Il existe des cépages "pessimistes" et des cépages "optimistes". "Le carignan est plutôt pessimiste", explique Razungles: "Après deux années de sécheresse consécutives, les pousses ne poussent peut-être plus que sur une longueur de 15 centimètres. Si la sécheresse se poursuit, il se peut que le cep ne produise plus de pousses du tout l'année suivante". Syrah, en revanche, est plutôt optimiste: "Les années de sécheresse, les pousses ne poussent peut-être que de 20 ou 50 centimètres en moins. Ainsi, le cep de vigne a encore des réserves pour survivre plus longtemps".

Dans le vignoble du Mas Baux: cep de syrah avec pousse de syrah (en haut à droite) et pousse de xarello greffée (en bas à gauche).

Carsten M. Stammen

Cépages résistants

Interrogé sur les stratégies à adopter pour faire face au stress de la sécheresse, Razungles a plusieurs pistes à proposer: "Tout d'abord, des vignes à racines profondes, qui ont plus de chances d'atteindre la nappe phréatique, même en période de sécheresse". Cela semble plus facile à dire qu'à faire, car le niveau de la nappe phréatique dans la région ne cesse de baisser. De plus, l'eau de mer pénètre parfois même à l'intérieur des terres par les lits des rivières presque asséchés, ce qui entraîne en outre une salinisation des sols.

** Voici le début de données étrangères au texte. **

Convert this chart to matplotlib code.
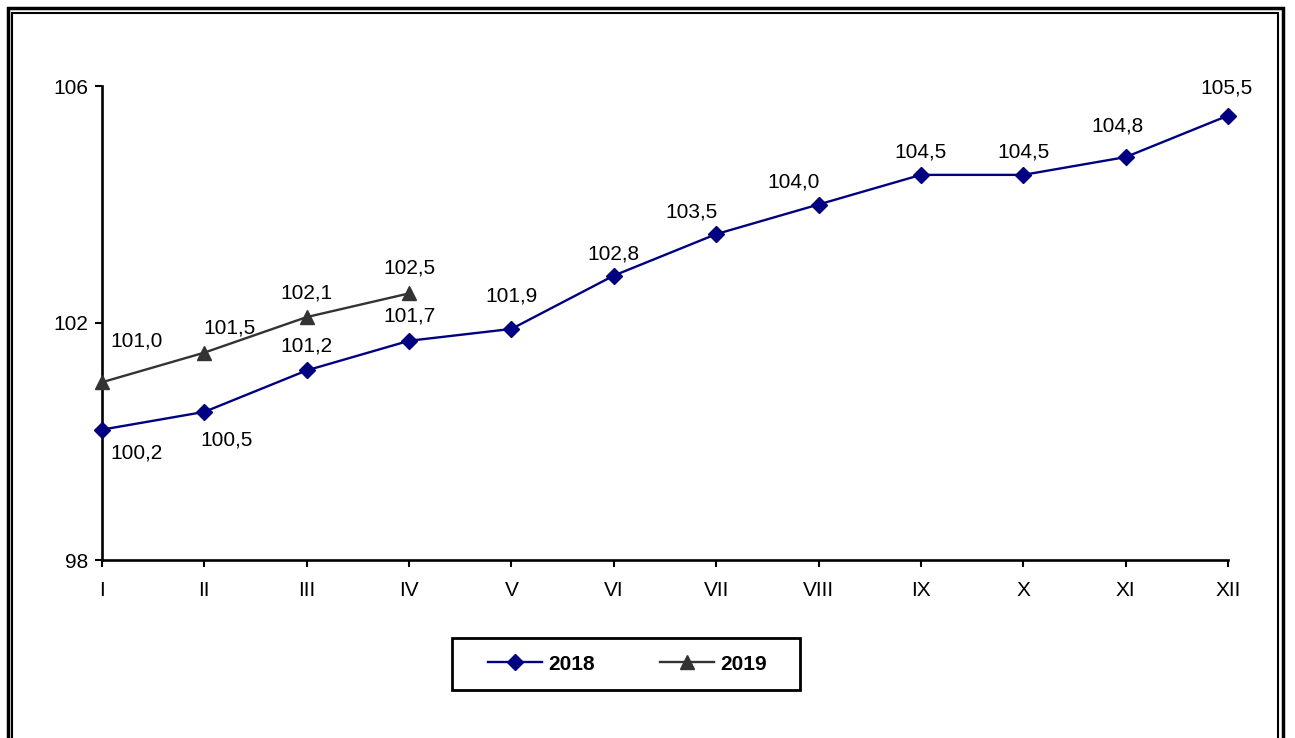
import matplotlib.pyplot as plt
from matplotlib.patches import Rectangle

plt.rcParams['font.family'] = ['Liberation Sans', 'DejaVu Sans']

months = ['I', 'II', 'III', 'IV', 'V', 'VI', 'VII', 'VIII', 'IX', 'X', 'XI', 'XII']
values_2018 = [100.2, 100.5, 101.2, 101.7, 101.9, 102.8, 103.5, 104.0, 104.5, 104.5, 104.8, 105.5]
values_2019 = [101.0, 101.5, 102.1, 102.5]
labels_2018 = ['100,2', '100,5', '101,2', '101,7', '101,9', '102,8', '103,5', '104,0', '104,5', '104,5', '104,8', '105,5']
labels_2019 = ['101,0', '101,5', '102,1', '102,5']

# label offsets in pixels (dx, dy), dy positive = up
offs_2018 = [(35, -23), (22, -28), (0, 24), (0, 25), (0, 33), (0, 22),
             (-25, 22), (-25, 23), (0, 23), (0, 23), (-8, 31), (-2, 28)]
offs_2019 = [(35, 41), (25, 25), (0, 24), (0, 25)]

fig = plt.figure(figsize=(12.95, 7.38), dpi=100)
ax = fig.add_axes([102 / 1295, 1 - 560 / 738, (1228 - 102) / 1295, (560 - 86) / 738])

x18 = list(range(len(values_2018)))
x19 = list(range(len(values_2019)))
ax.plot(x18, values_2018, color='#000080', lw=1.7, marker='D', ms=8, label='2018', clip_on=False, zorder=3)
ax.plot(x19, values_2019, color='#333333', lw=1.7, marker='^', ms=9.5, label='2019', clip_on=False, zorder=3)

for x, y, t, (dx, dy) in zip(x18, values_2018, labels_2018, offs_2018):
    ax.annotate(t, (x, y), xytext=(dx, dy), textcoords='offset pixels',
                ha='center', va='center', fontsize=15)
for x, y, t, (dx, dy) in zip(x19, values_2019, labels_2019, offs_2019):
    ax.annotate(t, (x, y), xytext=(dx, dy), textcoords='offset pixels',
                ha='center', va='center', fontsize=15)

ax.set_xlim(0, 11)
ax.set_ylim(98, 106)
ax.set_yticks([98, 102, 106])
ax.set_xticks(x18)
ax.set_xticklabels(months)
ax.tick_params(labelsize=15, length=5, width=1.5, pad=10)
ax.tick_params(axis='y', pad=5)
for s in ['top', 'right']:
    ax.spines[s].set_visible(False)
for s in ['left', 'bottom']:
    ax.spines[s].set_linewidth(1.9)
ax.patch.set_alpha(0)

# legend box drawn separately so its padding matches
fig.patches.append(Rectangle((452 / 1295, 1 - 690 / 738), 348 / 1295, 52 / 738,
                             transform=fig.transFigure, fill=False, lw=2, ec='black'))
fig.legend(loc='center', bbox_to_anchor=(627.5 / 1295, 1 - 664 / 738), ncol=2,
           prop={'weight': 'bold', 'size': 15}, frameon=False,
           handlelength=2.6, columnspacing=3.1, handletextpad=0.3, borderaxespad=0)

# double frame around the figure
fig.patches.append(Rectangle((7.5 / 1295, -0.05), (1283 - 7.5) / 1295, 1.05 - 7.5 / 738,
                             transform=fig.transFigure, fill=False, lw=2.5, ec='black'))
fig.patches.append(Rectangle((12 / 1295, -0.05), (1278 - 12) / 1295, 1.05 - 13 / 738,
                             transform=fig.transFigure, fill=False, lw=1.5, ec='black'))

fig.savefig('out.png', dpi=100)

La deuxième proposition de Razungles: "Des cépages moins sensibles à la sécheresse et à la chaleur, par exemple de Grèce, du Portugal ou d'Espagne". Plusieurs viticulteurs et viticultrices ont déjà eu cette idée, par exemple le Domaine Gardiès. "Nous cherchions des raisins qui résistent à la chaleur et qui produisent moins d'alcool", décrit Nastassia Dobritz. Entre-temps, Gardiès cultive entre autres du torbato - appelé tourbat en France - ainsi que du xarello et de l'assyrtiko. Des variétés corses ou sardes pourraient également entrer en ligne de compte.

Le xarello, un espoir

Serge Baux, du domaine Mas Baux, mise également sur des cépages qui nécessitent moins d'eau. Son choix s'est également porté sur le xarello: "Cette variété mûrit tôt et porte bien". Ce n'est que récemment que Baux a greffé un hectare de syrah avec du xarello. Si l'essai fonctionne, il compte couper les pousses de syrah plus tard.

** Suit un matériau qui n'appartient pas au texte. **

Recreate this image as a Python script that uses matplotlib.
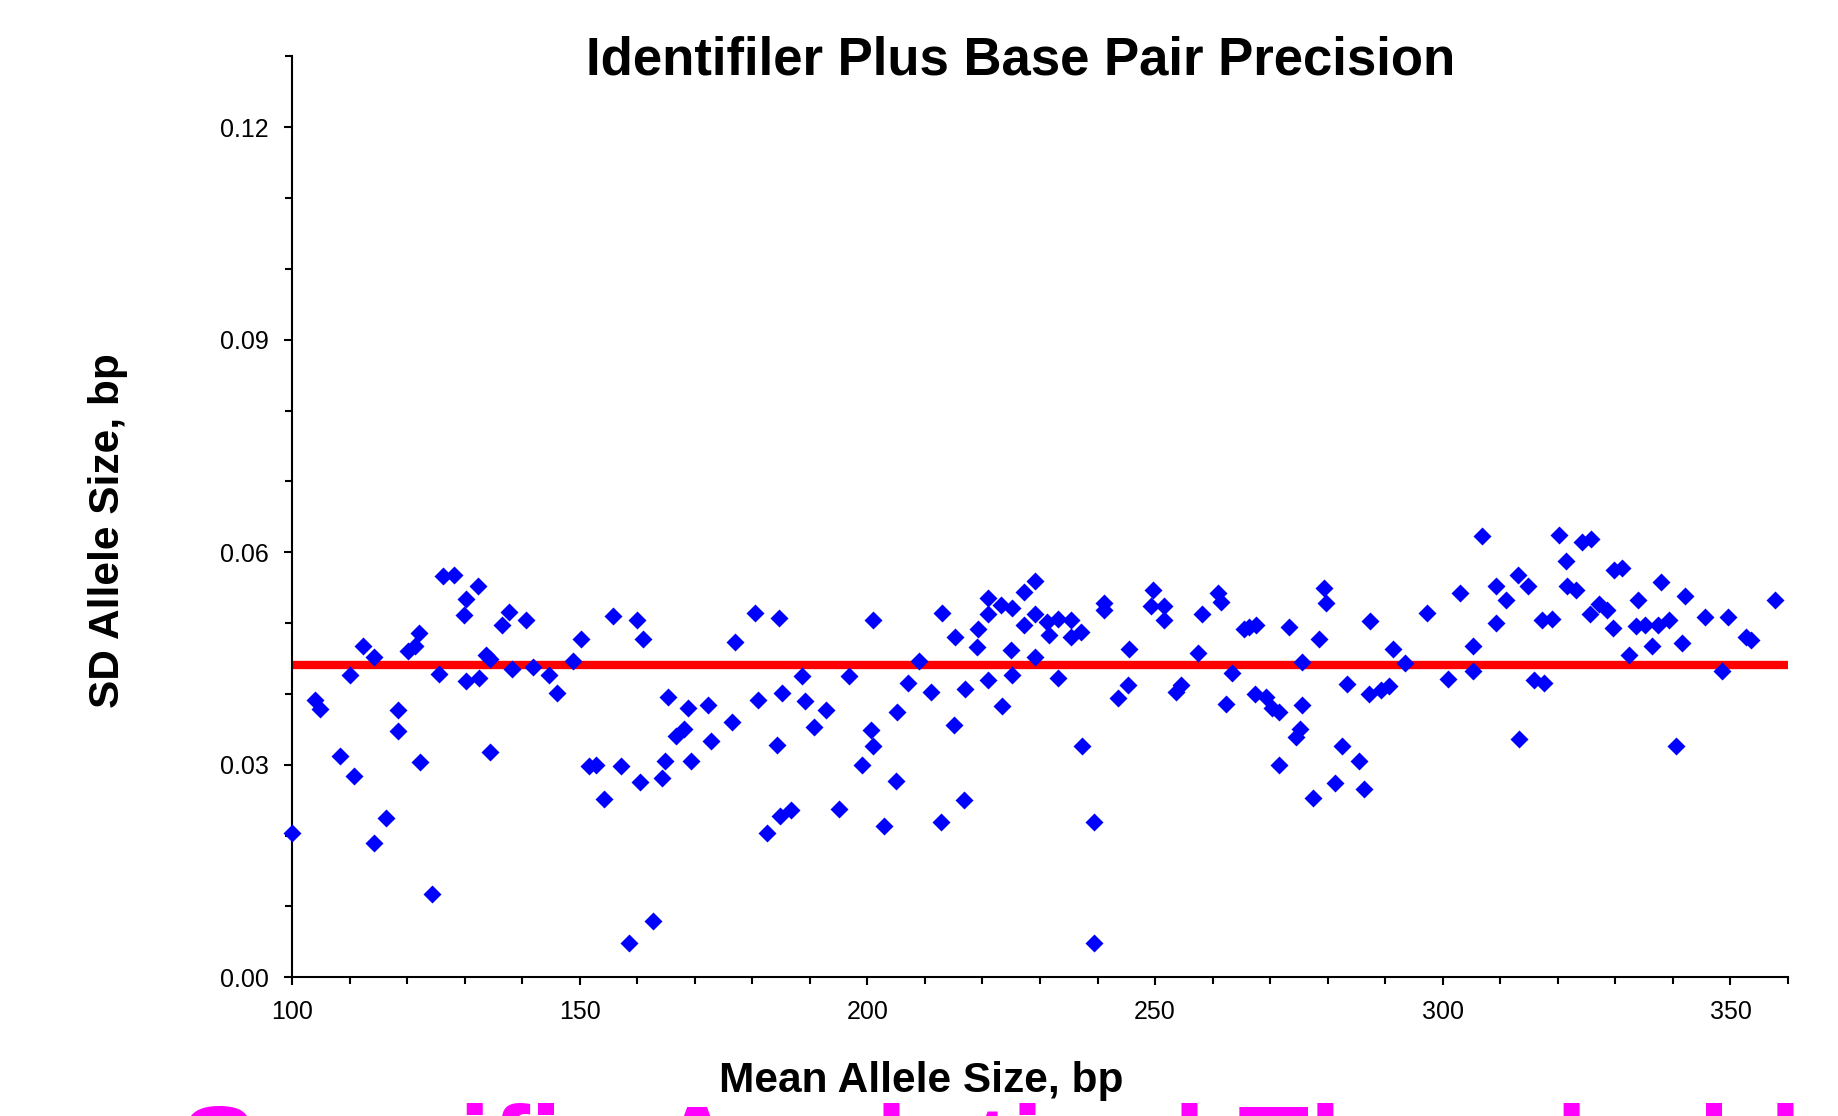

Il est intéressant de noter que les "nouveaux" cépages mentionnés sont tous blancs. Les viticulteurs tiennent ainsi compte de la tendance des vins blancs que l'on observe partout en Roussillon. La région, traditionnellement connue pour ses vins rouges riches, est donc peut-être à la veille d'un changement stratégique. Serge Baux veut même produire cette année un Mourvèdre Blanc de Noirs.

Thomas Mangin, du domaine Torredemer Mangin, envisage également de cultiver du xarello. Il souligne un aspect historique: "Il y a 20 ou 30 ans, on plantait en Roussillon des cépages qui se vendaient bien. Aujourd'hui, on s'aperçoit qu'à long terme, ils sont peut-être trop sensibles à la chaleur et à la sécheresse".

Vignoble près de Latour-de-France dans le parc naturel des Corbières-Fenouillèdes.

Carsten M. Stammen

Patience, partage et confiance

Rémi Sisquelle du Château de Rey voit essentiellement deux façons de gérer le stress de la sécheresse. D'une part, il s'appuie sur le savoir-faire de régions peu arrosées comme le sud de l'Espagne ou le Maroc. D'autre part, il a opté pour la diversification et l'agroforesterie: Dans ses vignobles, il y a des oliviers, des sorbiers des oiseleurs et des abricotiers. Ils sont censés stabiliser l'écosystème.

Pierre Boudau du Domaine Boudau souligne: "Il faut du temps pour développer des stratégies efficaces. Nous ne savons pas encore si la culture de cépages espagnols fonctionne. L'important est de communiquer entre nous et d'échanger les résultats des essais". Boudau mise sur la "résilience des vignobles familiaux traditionnels". Ils ont l'expérience de plusieurs générations. En revanche, il estime que la situation est problématique pour les personnes qui changent de voie et veulent créer un domaine viticole dans la région.

"Le propre des vignerons du Roussillon est de s'adapter", explique Yannick Clavier, directeur commercial des Vignerons de Caramany. Les chances qu'ils y parviennent cette fois encore sont tout à fait bonnes. Le style des vins du Roussillon devrait toutefois changer de manière significative.